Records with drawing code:
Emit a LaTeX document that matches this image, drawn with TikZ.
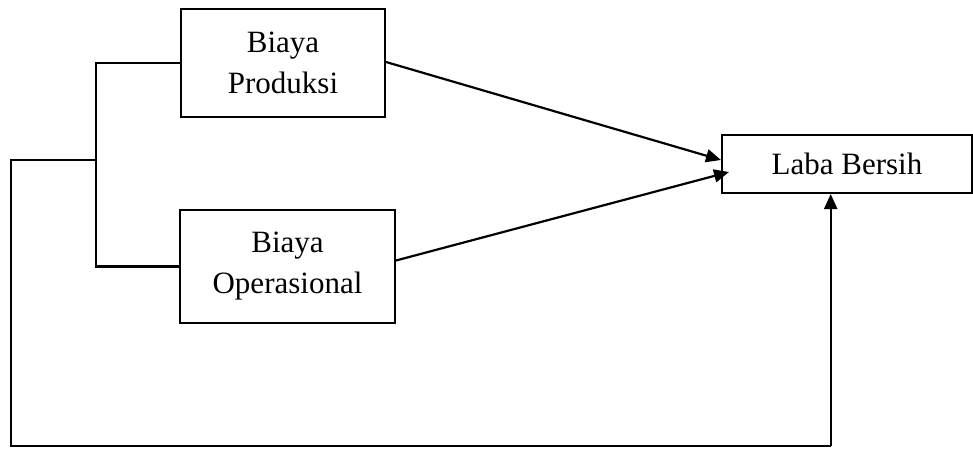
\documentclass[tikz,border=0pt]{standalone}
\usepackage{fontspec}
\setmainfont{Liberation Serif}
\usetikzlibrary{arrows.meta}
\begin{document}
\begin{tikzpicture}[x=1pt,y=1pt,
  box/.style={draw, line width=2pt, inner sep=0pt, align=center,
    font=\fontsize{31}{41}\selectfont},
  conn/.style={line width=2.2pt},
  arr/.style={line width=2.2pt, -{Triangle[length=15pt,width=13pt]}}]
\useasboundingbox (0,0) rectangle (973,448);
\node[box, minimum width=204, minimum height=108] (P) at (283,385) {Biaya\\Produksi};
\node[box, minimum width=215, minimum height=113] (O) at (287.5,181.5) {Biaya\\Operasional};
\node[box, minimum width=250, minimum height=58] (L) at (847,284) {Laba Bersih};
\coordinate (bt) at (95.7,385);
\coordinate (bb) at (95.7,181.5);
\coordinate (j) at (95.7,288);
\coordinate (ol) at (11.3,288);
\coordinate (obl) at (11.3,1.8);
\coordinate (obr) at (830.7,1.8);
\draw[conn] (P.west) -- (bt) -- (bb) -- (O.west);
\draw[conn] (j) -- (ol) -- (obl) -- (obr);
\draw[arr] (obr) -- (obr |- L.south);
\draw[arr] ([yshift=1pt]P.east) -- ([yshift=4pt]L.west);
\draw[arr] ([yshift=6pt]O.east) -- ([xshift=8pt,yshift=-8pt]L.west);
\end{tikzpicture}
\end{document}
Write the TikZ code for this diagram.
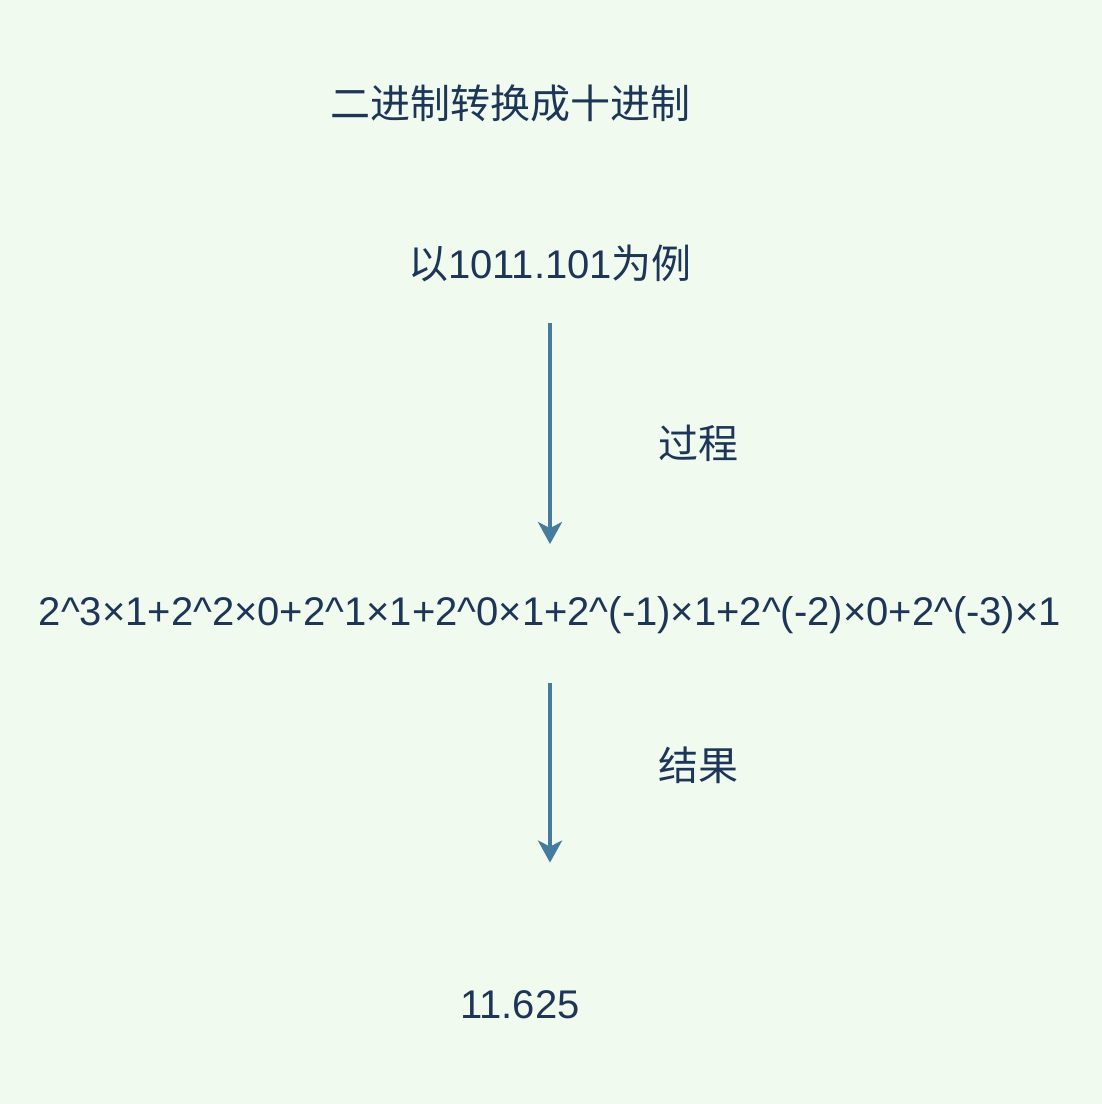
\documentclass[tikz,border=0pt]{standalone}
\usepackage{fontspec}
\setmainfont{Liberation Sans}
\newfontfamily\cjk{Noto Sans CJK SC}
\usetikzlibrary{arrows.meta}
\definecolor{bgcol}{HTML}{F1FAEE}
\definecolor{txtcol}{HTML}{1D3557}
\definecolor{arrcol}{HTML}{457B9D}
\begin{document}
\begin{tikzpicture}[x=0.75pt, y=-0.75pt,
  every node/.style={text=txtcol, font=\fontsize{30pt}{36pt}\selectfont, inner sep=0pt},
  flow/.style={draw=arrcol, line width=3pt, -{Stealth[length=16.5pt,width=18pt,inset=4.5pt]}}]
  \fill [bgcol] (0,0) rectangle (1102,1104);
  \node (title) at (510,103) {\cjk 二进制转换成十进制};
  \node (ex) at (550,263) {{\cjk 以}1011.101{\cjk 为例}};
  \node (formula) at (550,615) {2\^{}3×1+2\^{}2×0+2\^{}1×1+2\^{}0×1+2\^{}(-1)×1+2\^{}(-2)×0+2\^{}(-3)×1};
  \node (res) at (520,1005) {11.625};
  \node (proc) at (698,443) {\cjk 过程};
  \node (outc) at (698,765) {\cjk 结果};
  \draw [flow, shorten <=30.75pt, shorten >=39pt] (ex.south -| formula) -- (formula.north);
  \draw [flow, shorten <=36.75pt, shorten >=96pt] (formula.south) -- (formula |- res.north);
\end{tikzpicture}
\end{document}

TASK REQUIREMENTS: Lines from the one that contains "Write the TikZ code for this diagram." through the last line of the data above are to be extracted exactly, with no pictures and no other lines.

THE COMPLETED TASK:
Write the TikZ code for this diagram.
\documentclass[tikz,border=0pt]{standalone}
\usepackage{fontspec}
\setmainfont{Liberation Sans}
\newfontfamily\cjk{Noto Sans CJK SC}
\usetikzlibrary{arrows.meta}
\definecolor{bgcol}{HTML}{F1FAEE}
\definecolor{txtcol}{HTML}{1D3557}
\definecolor{arrcol}{HTML}{457B9D}
\begin{document}
\begin{tikzpicture}[x=0.75pt, y=-0.75pt,
  every node/.style={text=txtcol, font=\fontsize{30pt}{36pt}\selectfont, inner sep=0pt},
  flow/.style={draw=arrcol, line width=3pt, -{Stealth[length=16.5pt,width=18pt,inset=4.5pt]}}]
  \fill [bgcol] (0,0) rectangle (1102,1104);
  \node (title) at (510,103) {\cjk 二进制转换成十进制};
  \node (ex) at (550,263) {{\cjk 以}1011.101{\cjk 为例}};
  \node (formula) at (550,615) {2\^{}3×1+2\^{}2×0+2\^{}1×1+2\^{}0×1+2\^{}(-1)×1+2\^{}(-2)×0+2\^{}(-3)×1};
  \node (res) at (520,1005) {11.625};
  \node (proc) at (698,443) {\cjk 过程};
  \node (outc) at (698,765) {\cjk 结果};
  \draw [flow, shorten <=30.75pt, shorten >=39pt] (ex.south -| formula) -- (formula.north);
  \draw [flow, shorten <=36.75pt, shorten >=96pt] (formula.south) -- (formula |- res.north);
\end{tikzpicture}
\end{document}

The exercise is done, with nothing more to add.